COURTESY OF KOIN 6 NEWS - Madaline Pitkin died at the Washington County Jail in 2014 days after being arrested in Tualatin for heroin possession. The county, facing a federal lawsuit from Pitkin's family, has accused its former jail healthcare provider of not providing her with proper medical attention.Attorneys for Washington County has asked a federal court to dismiss a $20 million lawsuit, which alleges the county did nothing to stop a 26-year-old Washington County woman from dying in the Washington County Jail.
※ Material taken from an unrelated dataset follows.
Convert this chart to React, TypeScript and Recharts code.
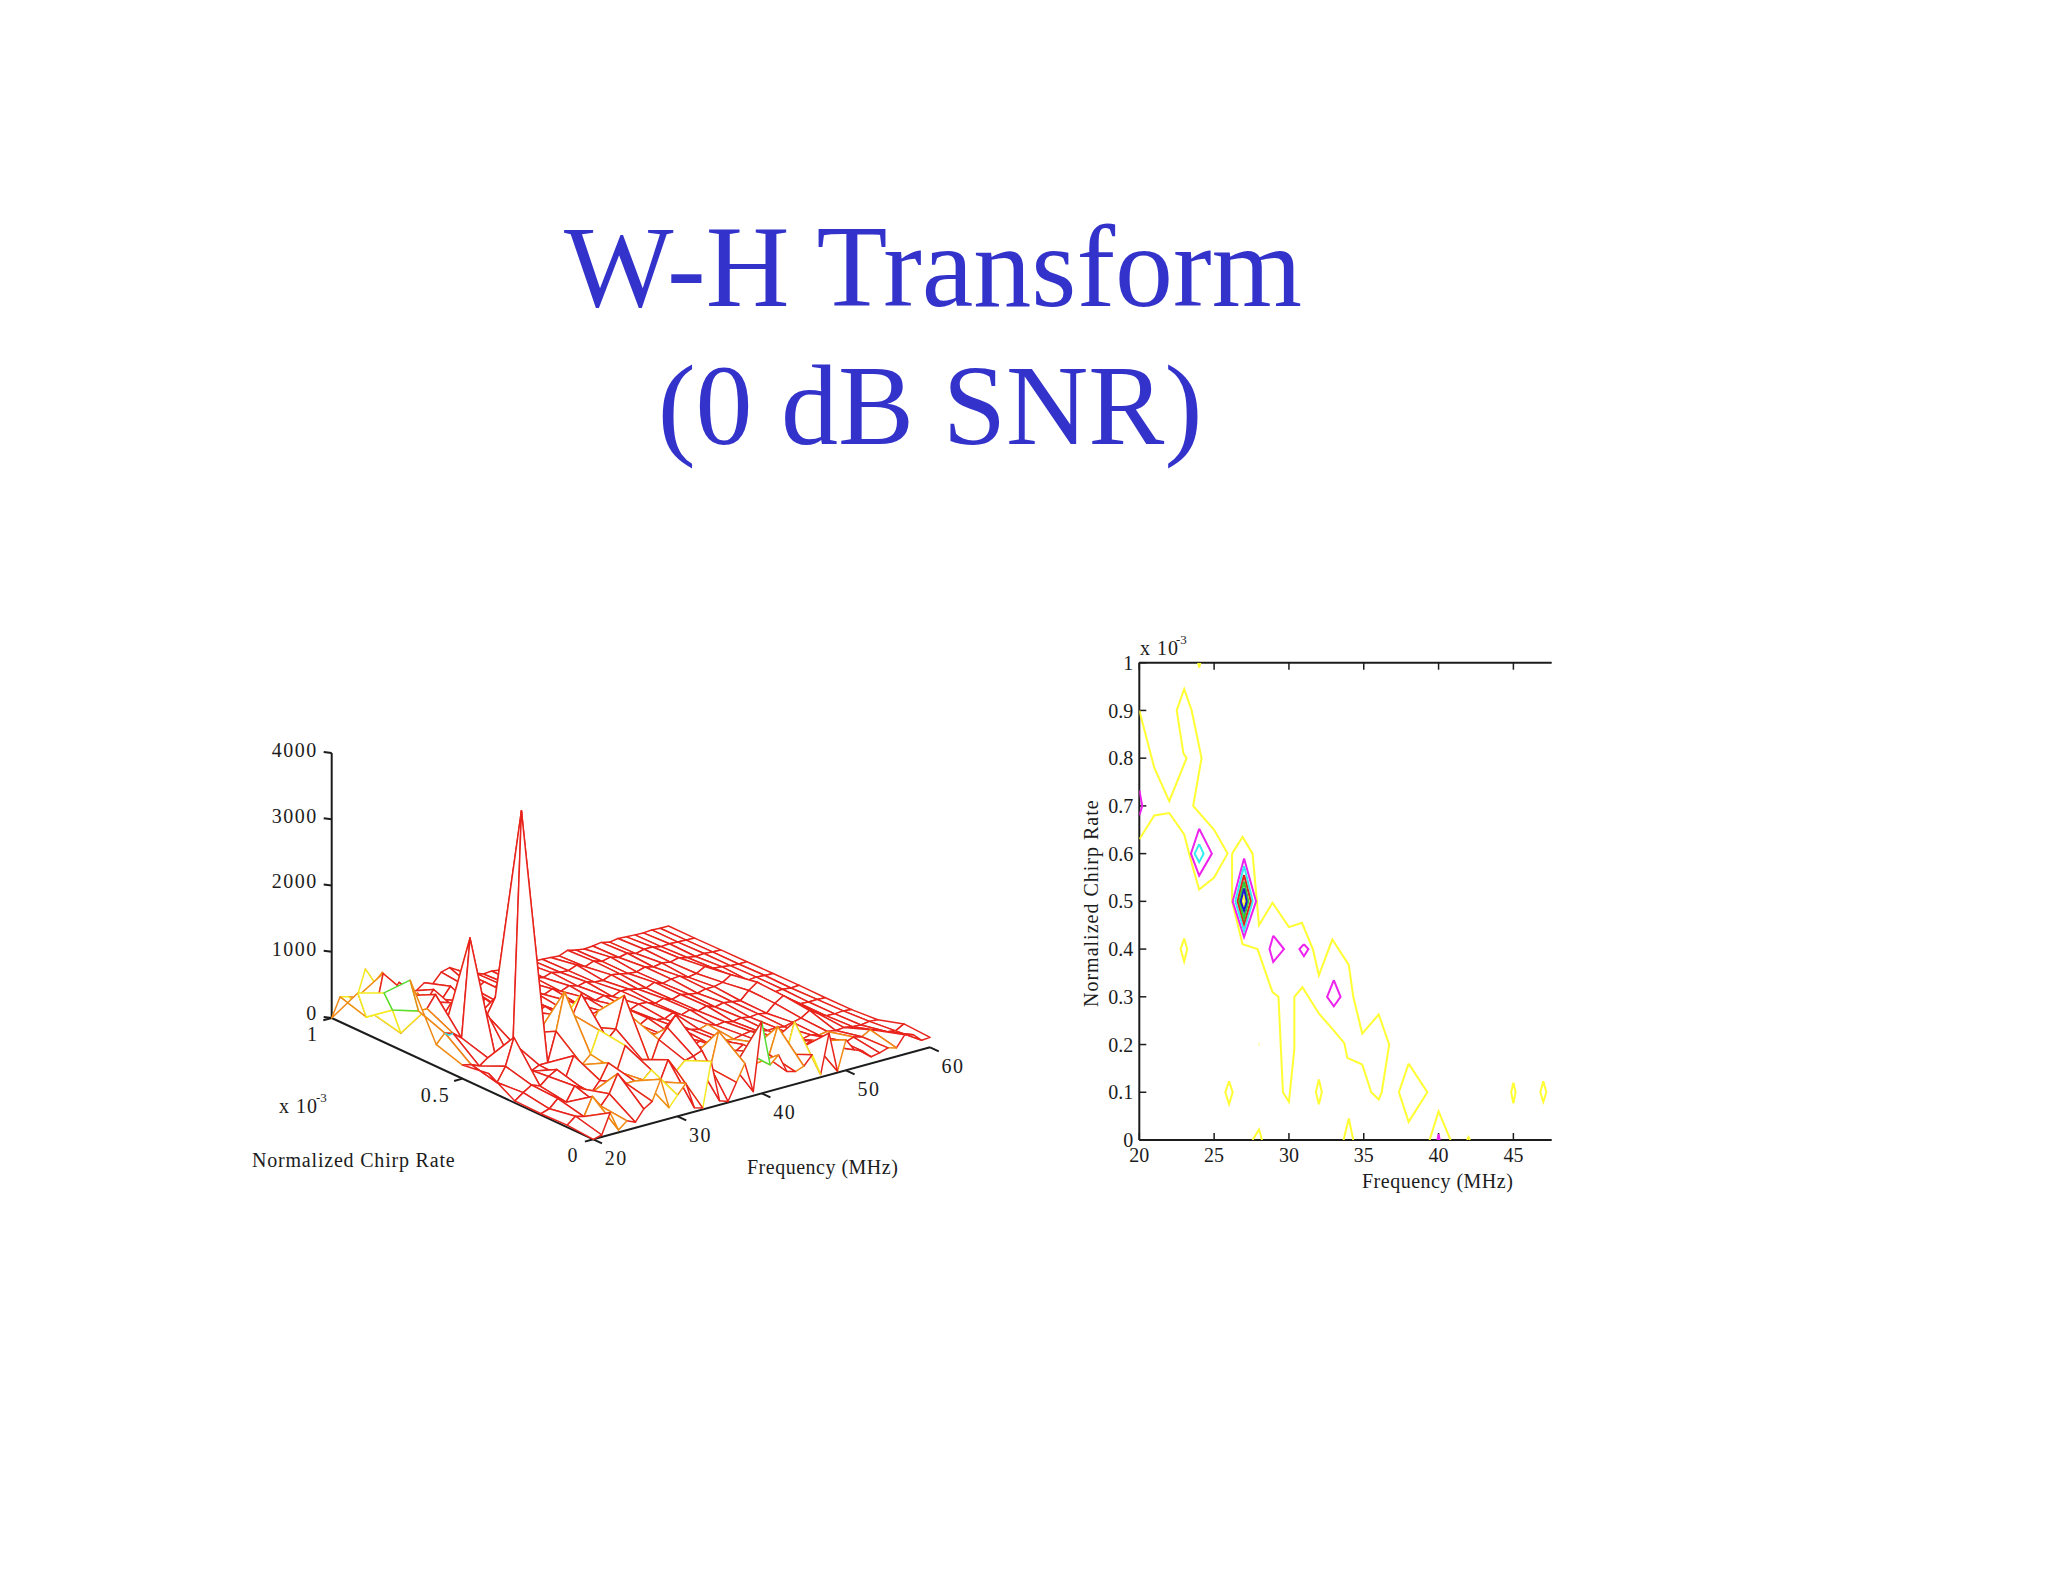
import React from 'react';
import { ScatterChart, Scatter, XAxis, YAxis } from 'recharts';

// ---------- surface data (amplitude by frequency 20..60 MHz) ----------
const frequencies = [20,21,22,23,24,25,26,27,28,29,30,31,32,33,34,35,36,37,38,39,40,41,42,43,44,45,46,47,48,49,50,51,52,53,54,55,56,57,58,59,60];
const chirpRates = [1,0.9,0.8,0.7,0.6,0.5,0.4,0.3,0.2,0.1,0];
const amp100 = [0,285,250,210,600,350,480,100,260,90,60,150,100,240,275,200,60,90,40,50,30,20,40,30,25,18,10,0,50,20,0,10,30,0,20,10,5,0,10,0,0];
const amp090 = [560,163,160,750,200,330,190,220,150,300,120,280,90,200,120,210,90,100,60,40,40,60,30,70,40,30,80,20,70,30,60,20,50,10,40,40,10,20,10,5,0];
const amp080 = [745,453,70,600,600,300,80,150,320,140,260,100,240,130,90,200,130,70,120,60,110,40,90,50,80,40,30,80,60,30,20,60,25,50,30,60,30,10,20,10,5];
const amp070 = [1120,620,620,800,200,180,300,200,100,240,170,280,120,210,160,100,170,90,70,140,60,120,50,90,40,90,80,50,30,80,30,60,70,20,40,110,50,40,20,10,10];
const amp060 = [330,470,430,326,1800,880,565,800,300,200,120,260,200,150,300,220,110,180,120,90,130,70,140,60,110,100,50,90,40,80,50,30,60,60,90,170,80,20,30,20,15];
const amp050 = [205,180,120,210,143,300,330,3800,410,380,480,350,240,380,200,260,300,160,100,140,110,80,150,90,70,130,60,100,50,90,40,70,50,30,150,240,130,20,30,15,20];
const amp040 = [260,90,300,700,220,120,180,180,620,1180,800,1080,550,750,620,300,140,240,180,120,150,100,70,130,90,60,100,50,70,40,60,35,50,25,140,220,120,30,20,25,15];
const amp030 = [30,120,200,150,260,330,160,470,300,420,750,580,700,1170,800,400,280,210,320,160,200,130,170,100,120,80,60,90,110,70,50,60,40,70,100,180,100,30,25,35,20];
const amp020 = [20,60,180,90,300,220,130,280,510,350,700,260,420,320,650,800,955,430,260,340,170,260,200,150,230,120,180,130,150,90,110,70,100,60,80,60,70,50,40,60,50];
const amp010 = [30,130,90,360,180,330,600,417,420,400,515,300,600,400,520,550,600,300,820,380,250,420,180,320,260,650,200,650,240,300,260,150,210,130,180,150,220,170,120,100,170];
const amp000 = [0,30,330,35,140,85,250,330,630,165,320,465,60,20,690,60,15,270,520,60,1087,395,510,225,190,235,375,40,630,20,460,275,220,100,125,165,130,295,260,140,150];
const amplitudes = [amp100,amp090,amp080,amp070,amp060,amp050,amp040,amp030,amp020,amp010,amp000];

// edge colour of each mesh cell: r red, o orange, y yellow, g green
const cells90 = 'oyoyoorr' + 'r'.repeat(32);
const cells80 = 'yyrooorr' + 'r'.repeat(32);
const cells70 = 'gyrorrrr' + 'r'.repeat(32);
const cells60 = 'oorrorrr' + 'orrrrrrrrr' + 'r'.repeat(22);
const cells50 = 'orrrrrrr' + 'oorrrrorrr' + 'r'.repeat(22);
const cells40 = 'rrrrrrrrooyorrrrorrr' + 'rrrr' + 'r'.repeat(16);
const cells30 = 'rrrrrrrroorroyrrrorr' + 'orrrrorr' + 'r'.repeat(12);
const cells20 = 'rrrrrrrooyorroorrorr' + 'rrorrorrrr' + 'r'.repeat(10);
const cells10 = 'rrrrrorrorrrorrrrorr' + 'rorrorrorr' + 'rrrorrrrrr';
const cells00 = 'rroorrrooyorryrrrorr' + 'gorroryrrorrrrrorrrr';
const cellColors = [cells90,cells80,cells70,cells60,cells50,cells40,cells30,cells20,cells10,cells00];
const palette: Record<string,string> = { r:'#e8241c', o:'#f08a14', y:'#f4ea22', g:'#55dd33' };
const cyanEdge: [number,number,number][] = [[21,0.6,470],[21.5,0.6,420],[22,0.6,430]];

const zTicks = [0,1000,2000,3000,4000];
const freqTicks3d = [20,30,40,50,60];
const rateTicks3d = [0,0.5,1];

// ---------- contour data (frequency MHz, chirp rate x1e-3) ----------
type P = [number,number];
const yellowUpper: P[] = [[20,.9],[21,.78],[22,.71],[23.16,.8],[22.95,.81],[22.5,.9],[23,.945],[23.5,.9],[24.16,.8],[23.6,.7],[25,.65],[25.9,.6],[25,.55],[24,.525],[23.5,.58],[23,.64],[22,.685],[21,.68],[20,.63]];
const yellowBand: P[] = [[26.2,.6],[26.9,.635],[27.57,.6],[28,.45],[28.9,.497],[30,.446],[30.87,.455],[31.6,.4],[32,.345],[32.9,.42],[34,.367],[34.3,.3],[34.9,.223],[36,.263],[36.7,.2],[36.2,.1],[36,.085],[35.5,.1],[34.9,.158],[33.9,.172],[33.7,.203],[32.9,.233],[32,.265],[30.9,.32],[30.36,.3],[30.36,.19],[30,.08],[29.6,.1],[29.3,.3],[28.9,.31],[27.9,.4],[26.9,.41],[26.2,.5],[26.2,.6]];
const yellow23: P[] = [[23,.422],[23.2,.4],[23,.374],[22.76,.4],[23,.422]];
const yellow26: P[] = [[26,.123],[26.24,.1],[26,.075],[25.75,.1],[26,.123]];
const yellow32: P[] = [[32,.127],[32.2,.1],[32,.075],[31.8,.1],[32,.127]];
const yellow38: P[] = [[38,.16],[39.25,.1],[38,.038],[37.35,.1],[38,.16]];
const yellow45: P[] = [[45,.12],[45.15,.1],[45,.077],[44.85,.1],[45,.12]];
const yellow47: P[] = [[47,.123],[47.2,.1],[47,.08],[46.8,.1],[47,.123]];
const yellow28: P[] = [[27.57,0],[28,.022],[28.2,0]];
const yellow34: P[] = [[33.65,0],[34,.045],[34.3,0]];
const yellow40: P[] = [[39.4,0],[40,.06],[40.8,0]];
const yellow42: P[] = [[41.9,0],[42,.006],[42.1,0]];
const yellow24Top: P[] = [[23.92,1],[24,.99],[24.08,1]];
const yellow28Dot: P[] = [[27.97,.2],[28.03,.2]];
const yellowCore: P[] = [[27,.513],[27.07,.5],[27,.492],[26.87,.5],[27,.513]];
const yellowContours = [yellowUpper,yellowBand,yellow23,yellow26,yellow32,yellow38,yellow45,yellow47,yellow28,yellow34,yellow40,yellow42,yellow24Top,yellow28Dot,yellowCore];
const magenta20: P[] = [[20,.733],[20.2,.7],[20,.68]];
const magenta24: P[] = [[24,.652],[24.85,.6],[24,.554],[23.45,.6],[24,.652]];
const magenta27: P[] = [[27,.59],[27.8,.5],[27,.425],[26.24,.5],[27,.59]];
const magenta29: P[] = [[28.95,.428],[29.67,.4],[28.95,.373],[28.7,.4],[28.95,.428]];
const magenta31: P[] = [[31,.41],[31.3,.4],[31,.385],[30.7,.4],[31,.41]];
const magenta33: P[] = [[33,.335],[33.45,.3],[33,.28],[32.55,.3],[33,.335]];
const magenta40: P[] = [[39.92,0],[40,.012],[40.08,0]];
const magentaContours = [magenta20,magenta24,magenta27,magenta29,magenta31,magenta33,magenta40];
const cyan24: P[] = [[24,.62],[24.3,.6],[24,.582],[23.7,.6],[24,.62]];
const cyan27: P[] = [[27,.574],[27.58,.5],[27,.4385],[26.42,.5],[27,.574]];
const red27: P[] = [[27,.555],[27.45,.5],[27,.4525],[26.57,.5],[27,.555]];
const green27: P[] = [[27,.541],[27.29,.5],[27,.4645],[26.68,.5],[27,.541]];
const blue27: P[] = [[27,.527],[27.18,.5],[27,.48],[26.78,.5],[27,.527]];
const xTicks2d = [20,25,30,35,40,45];
const yTicks2d = [0,.1,.2,.3,.4,.5,.6,.7,.8,.9,1];

// ---------- layout ----------
const SERIF = '"Liberation Serif", serif';
const INK = '#1c1c1c';
const L = { left: 220, top: 720, w: 780, h: 500 };
const project = (f: number, c: number, z: number) => {
  const x = 593.3 + 8.42 * (f - 20) - 261.6 * c;
  const y = 1139.3 - 2.3 * (f - 20) - 121.3 * c - 0.06625 * z;
  return { u: x - L.left, v: L.top + L.h - y };
};

type Face = { u: number; v: number; depth: number; corners: {u:number;v:number}[]; color: string };
const faces: Face[] = [];
chirpRates.slice(0, -1).forEach((c, i) => {
  frequencies.slice(0, -1).forEach((f, j) => {
    const corners = [
      project(f, c, amplitudes[i][j]),
      project(frequencies[j+1], c, amplitudes[i][j+1]),
      project(frequencies[j+1], chirpRates[i+1], amplitudes[i+1][j+1]),
      project(f, chirpRates[i+1], amplitudes[i+1][j]),
    ];
    faces.push({ ...corners[0], corners, depth: 2.3 * (f - 20) + 121.3 * c, color: palette[cellColors[i][j]] });
  });
});
faces.sort((a, b) => b.depth - a.depth);

const FaceShape = (p: any) => {
  const d: Face = p.payload;
  const pts = d.corners.map(q => `${p.cx + q.u - d.u},${p.cy - (q.v - d.v)}`).join(' ');
  return <polygon points={pts} fill="#fff" stroke={d.color} strokeWidth={1.5} strokeLinejoin="round" />;
};

const none = () => <g />;

type Tick = { u: number; v: number; du: number; dv: number; label: string; tx: number; ty: number; anchor: string };
const tickData: Tick[] = [
  ...zTicks.map(z => ({ ...project(20, 1, z), du: -8, dv: 1, label: String(z), tx: -14, ty: z === 0 ? 2 : z === 2000 ? 2 : 4, anchor: 'end' })),
  ...freqTicks3d.map(f => ({ ...project(f, 0, 0), du: 8.7, dv: -4, label: String(f), tx: 23, ty: 26, anchor: 'middle' })),
  ...rateTicks3d.map(c => ({ ...project(20, c, 0), du: -8.4, dv: -2.3, label: String(c), tx: c === 1 ? -19 : c === 0 ? -20 : -27, ty: 23, anchor: 'middle' })),
];
const TickShape = (p: any) => {
  const d: Tick = p.payload;
  return (
    <g>
      <line x1={p.cx} y1={p.cy} x2={p.cx + d.du} y2={p.cy - d.dv} stroke={INK} strokeWidth={2} />
      <text x={p.cx + d.tx} y={p.cy + d.ty} textAnchor={d.anchor} fontFamily={SERIF} fontSize={20} letterSpacing={1.5} fill={INK}>{d.label}</text>
    </g>
  );
};

const axisC = [project(20, 1, 0), project(20, 0, 0)];
const axisF = [project(20, 0, 0), project(60, 0, 0)];
const axisZ = [project(20, 1, 0), project(20, 1, 4000)];
const cyanLine = cyanEdge.map(([f, c, z]) => project(f, c, z));

const toPts = (a: P[]) => a.map(([f, c]) => ({ f, c }));
const Contour = (a: P[], color: string, key: string) => (
  <Scatter key={key} data={toPts(a)} line={{ stroke: color, strokeWidth: 2 }} shape={none} isAnimationActive={false} />
);

const txt = (x: number, y: number, s: string, o: any = {}) => (
  <text x={x} y={y} fontFamily={SERIF} fontSize={20} fill={INK} {...o}>{s}</text>
);

const titleStyle: React.CSSProperties = { position: 'absolute', left: 0, textAlign: 'center', fontFamily: SERIF, color: '#3333cc', lineHeight: '137px', whiteSpace: 'pre' };

export default function App() {
  return (
    <div style={{ position: 'absolute', left: 0, top: 0, width: 2048, height: 1582, background: '#fff', overflow: 'hidden' }}>
      <div style={{ ...titleStyle, width: 1866, top: 199, fontSize: 116 }}>W-H Transform</div>
      <div style={{ ...titleStyle, width: 1860, top: 337, fontSize: 114 }}>(0 dB SNR)</div>

      <div style={{ position: 'absolute', left: L.left, top: L.top }}>
        <ScatterChart width={L.w} height={L.h} margin={{ top: 0, right: 0, bottom: 0, left: 0 }}>
          <XAxis type="number" dataKey="u" domain={[0, L.w]} hide allowDataOverflow />
          <YAxis type="number" dataKey="v" domain={[0, L.h]} hide allowDataOverflow />
          <Scatter data={axisC} line={{ stroke: INK, strokeWidth: 2 }} shape={none} isAnimationActive={false} />
          <Scatter data={axisF} line={{ stroke: INK, strokeWidth: 2 }} shape={none} isAnimationActive={false} />
          <Scatter data={axisZ} line={{ stroke: INK, strokeWidth: 2 }} shape={none} isAnimationActive={false} />
          <Scatter data={tickData} shape={TickShape} isAnimationActive={false} />
          <Scatter data={faces} shape={FaceShape} isAnimationActive={false} />
          <Scatter data={cyanLine} line={{ stroke: '#33e0e0', strokeWidth: 1.5 }} shape={none} isAnimationActive={false} />
        </ScatterChart>
      </div>

      <div style={{ position: 'absolute', left: 1060, top: 620 }}>
        <ScatterChart width={520} height={600} margin={{ top: 41.7, right: 28.3, bottom: 50, left: 19.3 }}>
          <XAxis type="number" dataKey="f" domain={[20, 47.56]} ticks={xTicks2d} height={30} allowDataOverflow
            tickSize={-7} tickMargin={15} interval={0}
            axisLine={{ stroke: INK, strokeWidth: 2 }} tickLine={{ stroke: INK, strokeWidth: 1.5 }}
            tick={{ fontFamily: SERIF, fontSize: 20, fill: INK }} />
          <XAxis xAxisId="top" orientation="top" type="number" dataKey="f" domain={[20, 47.56]} ticks={xTicks2d} height={1} allowDataOverflow
            tickSize={-7} tickMargin={0} interval={0} tickFormatter={() => ''}
            axisLine={{ stroke: INK, strokeWidth: 2 }} tickLine={{ stroke: INK, strokeWidth: 1.5 }} />
          <YAxis type="number" dataKey="c" domain={[0, 1]} ticks={yTicks2d} width={60} allowDataOverflow
            tickSize={-7} tickMargin={13} interval={0}
            axisLine={{ stroke: INK, strokeWidth: 2 }} tickLine={{ stroke: INK, strokeWidth: 1.5 }}
            tick={{ fontFamily: SERIF, fontSize: 20, fill: INK }} />
          {yellowContours.map((a, i) => Contour(a, '#ffff33', 'y' + i))}
          {magentaContours.map((a, i) => Contour(a, '#ee22ee', 'm' + i))}
          {Contour(cyan24, '#33eeee', 'c1')}
          {Contour(cyan27, '#33eeee', 'c2')}
          {Contour(red27, '#e02020', 'r')}
          {Contour(green27, '#33cc33', 'g')}
          {Contour(blue27, '#1a1acc', 'b')}
        </ScatterChart>
      </div>

      <svg width={2048} height={1582} style={{ position: 'absolute', left: 0, top: 0, pointerEvents: 'none' }}>
        {txt(252, 1167, 'Normalized Chirp Rate', { letterSpacing: 0.8 })}
        {txt(747, 1174, 'Frequency (MHz)', { letterSpacing: 0.5 })}
        {txt(279, 1113, 'x 10', { letterSpacing: 1 })}
        {txt(316, 1102, '-3', { fontSize: 13 })}
        {txt(1362, 1188, 'Frequency (MHz)', { letterSpacing: 0.5 })}
        {txt(1140, 655, 'x 10', { letterSpacing: 1 })}
        {txt(1176, 644, '-3', { fontSize: 13 })}
        {txt(0, 0, 'Normalized Chirp Rate', { letterSpacing: 1, transform: 'translate(1098,1007) rotate(-90)' })}
      </svg>
    </div>
  );
}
Madaline Pitkin was arrested in 2014 and lodged in the Washington County Jail. She died in custody a week later from complications due to heroin addiction. In November, Pitkin's parents filed a lawsuit claiming that Pitkin had requested help from medical staff at the jail several times, but was never treated for her withdrawal symptoms.

In February, the county filed a response to the lawsuit, denying many of its key claims.

The lawsuit — which names Washington County Sheriff Pat Garrett, former jail health care provider Corizon Health and several Corizon doctors and nurses as defendants — alleges that medical staff at the jail did nothing despite Pitkin's repeated requests for help while she detoxed from a heroin addiction.

Pitkin was found dead in her cell on April 28, 2014, after seven days in the Washington County Jail.

Corizon is the nation's largest privately held prison healthcare contractor. Washington County had contracted with Corizon for medical services since it opened the jail in 1998, but switched providers after Pitkins' death.

Pitkin was arrested by Tualatin police on April 16, 2014 for unlawful possession of heroin. She was booked into the Washington County Jail in Hillsboro and told jail staff that she recently taken heroin and was experiencing withdrawal. A nurse told Pitkin that she would need to fill out a medical request form in order to communicate with the jail's medical staff.

Over the next seven days, Pitkin submitted at least four health care request forms seeking help, the lawsuit claims, but none ever resulted in an exam, evaluation or any other contact with medical staff.

By her fifth day in jail, April 21, the lawsuit claimed that Pitkin was unable to walk more than a few feet at a time, and would squat on the floor when waiting in line. The following day, she filled out a fourth request for medical help.

"I feel like I am very close to death," she wrote. "Can't hear, seeing lights, hearing voices. Please help me."

Deputies at the jail were also concerned about Pitkin's health, according to the lawsuit. The day before Pitkin died, a deputy in the jail made multiple calls to medical staff asking that they examine Pitkin, and brought her to Corizon staff to get her treated. According to the lawsuit, Corizon's only doctor in the jail had been fired earlier that day and there was no one available to examine her.

When a nurse went to check on Pitkin the following day, they found her lying on the floor, twitching. Fluied leaked from her nose and mouth. She died at the scene.

An investigation into Pitkin's death found no criminal wrongdoing, though the county did find that Corizon failed to staff the jail with a registered nurse 20 percent of the time they were required to.

In its written response filed Feb. 17, the county denied that Pitkin appeared to be weak on surveillance footage, saying that the video would speak for itself.